As a group The Beatles sort of had access to every demographic, but as solo artists following their break-up, they each necessarily shed some of their followings. As lead guitarist, Harrison was the only one who seemed to have street cred as a “rock musician” per se — more than the others he was the one who interfaced with rock royalty like The Band, Bob Dylan, Eric Clapton etc over the decades. By contrast, Lennon and McCartney were more POP stars, Lennon collaborated with artists like David Bowie, Elton John, and Nilsson, and McCartney with people like Stevie Wonder, Michael Jackson and Elvis Costello. Torn apart by every conceivable personal difference you can think of in 1970, Lennon and McCartney gradually caught up with each other. Lennon’s Double Fantasy (1980), all about home life and domestic bliss, is frankly turf that had been McCartney’s on McCartney (1970) and Ram (1971).

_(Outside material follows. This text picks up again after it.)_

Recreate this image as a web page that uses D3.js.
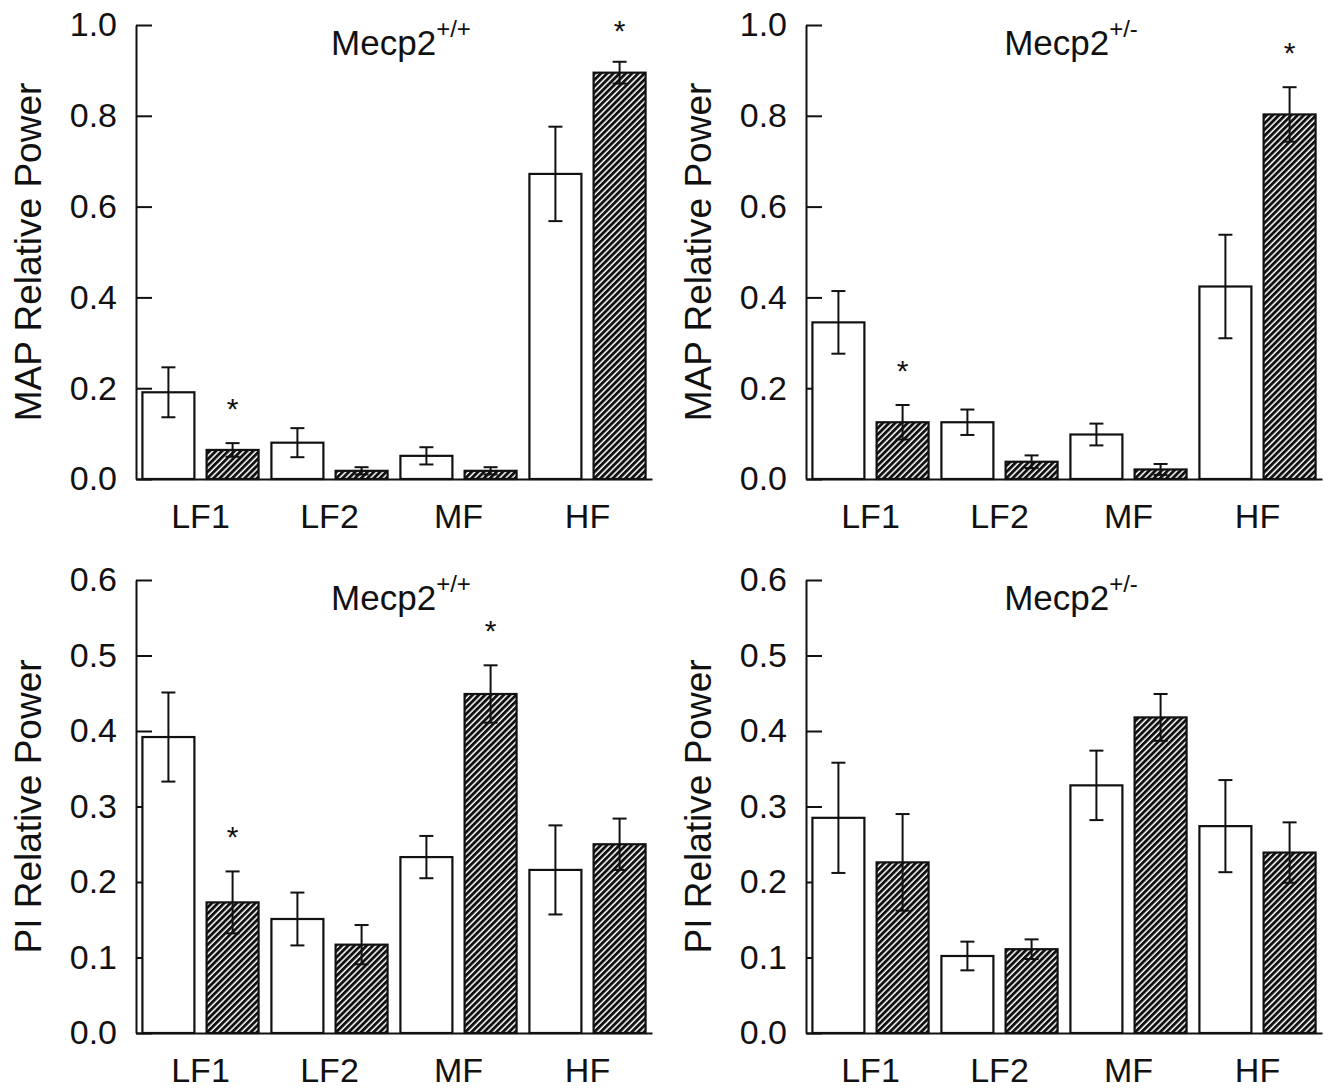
<!DOCTYPE html>
<html><head><meta charset="utf-8">
<script src="https://cdn.jsdelivr.net/npm/d3@7"></script>
<style>
body{margin:0;background:#fff}
svg{display:block}
text{font-family:"Liberation Sans",Arial,Helvetica,sans-serif;fill:#111}
</style>
</head><body>
<svg id="chart" width="1334" height="1088"></svg>
<script>
// ---------- data ----------
const categories = ["LF1", "LF2", "MF", "HF"];
const seriesKeys = ["open", "hatch"];
const mapTicks = [0, 0.2, 0.4, 0.6, 0.8, 1.0];
const piTicks = [0, 0.1, 0.2, 0.3, 0.4, 0.5, 0.6];

// MAP relative power, Mecp2+/+
const mapWtOpen = [0.191, 0.080, 0.051, 0.672];
const mapWtOpenErr = [0.055, 0.032, 0.019, 0.104];
const mapWtHatch = [0.064, 0.018, 0.018, 0.895];
const mapWtHatchErr = [0.015, 0.008, 0.008, 0.024];
const mapWtStar = [true, false, false, true];

// MAP relative power, Mecp2+/-
const mapHetOpen = [0.345, 0.125, 0.098, 0.424];
const mapHetOpenErr = [0.069, 0.028, 0.024, 0.114];
const mapHetHatch = [0.125, 0.038, 0.021, 0.803];
const mapHetHatchErr = [0.038, 0.014, 0.012, 0.060];
const mapHetStar = [true, false, false, true];

// PI relative power, Mecp2+/+
const piWtOpen = [0.392, 0.151, 0.233, 0.216];
const piWtOpenErr = [0.059, 0.035, 0.028, 0.059];
const piWtHatch = [0.173, 0.117, 0.449, 0.250];
const piWtHatchErr = [0.041, 0.026, 0.038, 0.034];
const piWtStar = [true, false, true, false];

// PI relative power, Mecp2+/-
const piHetOpen = [0.285, 0.102, 0.328, 0.274];
const piHetOpenErr = [0.073, 0.019, 0.046, 0.061];
const piHetHatch = [0.226, 0.111, 0.418, 0.239];
const piHetHatchErr = [0.064, 0.013, 0.031, 0.040];
const piHetStar = [false, false, false, false];

// ---------- panels ----------
const panels = [
  {sup: "+/+", label: "MAP Relative Power", ticks: mapTicks, ymax: 1.0, ax: 136, top: 25, bottom: 479,
   open: mapWtOpen, openErr: mapWtOpenErr, hatch: mapWtHatch, hatchErr: mapWtHatchErr, star: mapWtStar},
  {sup: "+/-", label: "MAP Relative Power", ticks: mapTicks, ymax: 1.0, ax: 806, top: 25, bottom: 479,
   open: mapHetOpen, openErr: mapHetOpenErr, hatch: mapHetHatch, hatchErr: mapHetHatchErr, star: mapHetStar},
  {sup: "+/+", label: "PI Relative Power", ticks: piTicks, ymax: 0.6, ax: 136, top: 580, bottom: 1033,
   open: piWtOpen, openErr: piWtOpenErr, hatch: piWtHatch, hatchErr: piWtHatchErr, star: piWtStar},
  {sup: "+/-", label: "PI Relative Power", ticks: piTicks, ymax: 0.6, ax: 806, top: 580, bottom: 1033,
   open: piHetOpen, openErr: piHetOpenErr, hatch: piHetHatch, hatchErr: piHetHatchErr, star: piHetStar}
];

const svg = d3.select("#chart");
const defs = svg.append("defs");
const pat = defs.append("pattern").attr("id", "hatch")
  .attr("patternUnits", "userSpaceOnUse")
  .attr("width", 4.4).attr("height", 4.4)
  .attr("patternTransform", "rotate(45)");
pat.append("rect").attr("width", 4.4).attr("height", 4.4).attr("fill", "#fff");
pat.append("rect").attr("width", 2.9).attr("height", 4.4).attr("fill", "#111");

const PW = 516;
const FONT = '"Liberation Sans",Arial,sans-serif';

panels.forEach(p => {
  const g = svg.append("g");
  const y = d3.scaleLinear().domain([0, p.ymax]).range([p.bottom, p.top]);
  const x0 = d3.scaleBand().domain(categories).range([p.ax, p.ax + PW]).padding(0);
  const x1 = d3.scaleBand().domain(seriesKeys).range([0, x0.bandwidth()])
    .paddingInner(0.19).paddingOuter(0.1);

  // y axis
  const yAxis = d3.axisLeft(y).tickValues(p.ticks).tickFormat(d3.format(".1f"))
    .tickSize(-16).tickSizeOuter(0).tickPadding(19);
  const ya = g.append("g").attr("transform", `translate(${p.ax},0)`).call(yAxis);
  ya.selectAll("path,line").attr("stroke", "#111").attr("stroke-width", 2);
  ya.selectAll("text").attr("font-size", 34).attr("fill", "#111").style("font-family", FONT);

  // bars
  const rows = categories.map((c, i) => ({c, i}));
  const grp = g.selectAll("g.cat").data(rows).join("g")
    .attr("transform", d => `translate(${x0(d.c)},0)`);
  seriesKeys.forEach(k => {
    grp.append("rect")
      .attr("x", x1(k))
      .attr("y", d => y(p[k][d.i]))
      .attr("width", x1.bandwidth())
      .attr("height", d => p.bottom - y(p[k][d.i]))
      .attr("fill", k === "open" ? "#fff" : "url(#hatch)")
      .attr("stroke", "#111").attr("stroke-width", 2.2);
  });
  // error bars
  seriesKeys.forEach(k => {
    const ek = k + "Err";
    const cx = x1(k) + x1.bandwidth() / 2;
    grp.append("line").attr("x1", cx).attr("x2", cx)
      .attr("y1", d => y(p[k][d.i] - p[ek][d.i]))
      .attr("y2", d => y(p[k][d.i] + p[ek][d.i]))
      .attr("stroke", "#111").attr("stroke-width", 2);
    [1, -1].forEach(s => {
      grp.append("line").attr("x1", cx - 7).attr("x2", cx + 7)
        .attr("y1", d => y(p[k][d.i] + s * p[ek][d.i]))
        .attr("y2", d => y(p[k][d.i] + s * p[ek][d.i]))
        .attr("stroke", "#111").attr("stroke-width", 2);
    });
  });
  // stars
  grp.filter(d => p.star[d.i]).append("text")
    .attr("x", x1("hatch") + x1.bandwidth() / 2)
    .attr("y", d => Math.max(y(p.hatch[d.i] + p.hatchErr[d.i]) - 24, p.top + 16))
    .attr("text-anchor", "middle").attr("font-size", 30).text("*");

  // x axis
  const xAxis = d3.axisBottom(x0).tickSize(0).tickSizeOuter(0).tickPadding(25);
  const xa = g.append("g").attr("transform", `translate(0,${p.bottom})`).call(xAxis);
  xa.select("path").attr("stroke", "#111").attr("stroke-width", 2);
  xa.selectAll("text").attr("font-size", 34).attr("fill", "#111").style("font-family", FONT);

  // title
  const t = g.append("text").attr("x", p.ax + 265).attr("y", p.top + 30)
    .attr("text-anchor", "middle").attr("font-size", 35);
  t.append("tspan").text("Mecp2");
  t.append("tspan").attr("font-size", 24).attr("dy", -18).text(p.sup);

  // y label
  g.append("text")
    .attr("transform", `translate(${p.ax - 108},${(p.top + p.bottom) / 2}) rotate(-90)`)
    .attr("text-anchor", "middle").attr("dy", "0.36em")
    .attr("font-size", 37).text(p.label);
});
</script>
</body></html>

And similarly, some of McCartney’s more recent records seem to possess the kind of moody introspection that had once been considered exclusive Lennon territory on records like John Lennon/ Plastic Ono Band (1970). By the ’70s, though, both former Beatles were old hat, no longer breaking boundaries. Others had caught up with them, and they seemed less like leaders than part of the greater pop culture pack. In 1979-80, for example, The Clash released London Calling, which despite its shocking reference to “phony Beatlemania” is closer to the Beatles’ own standard of inventiveness and quality than the albums of any of the former Beatles during that period by an order of magnitude.

Is that just what happens when you get old? Speaking of which, hang on to your hat — a month from now Ringo turns 80.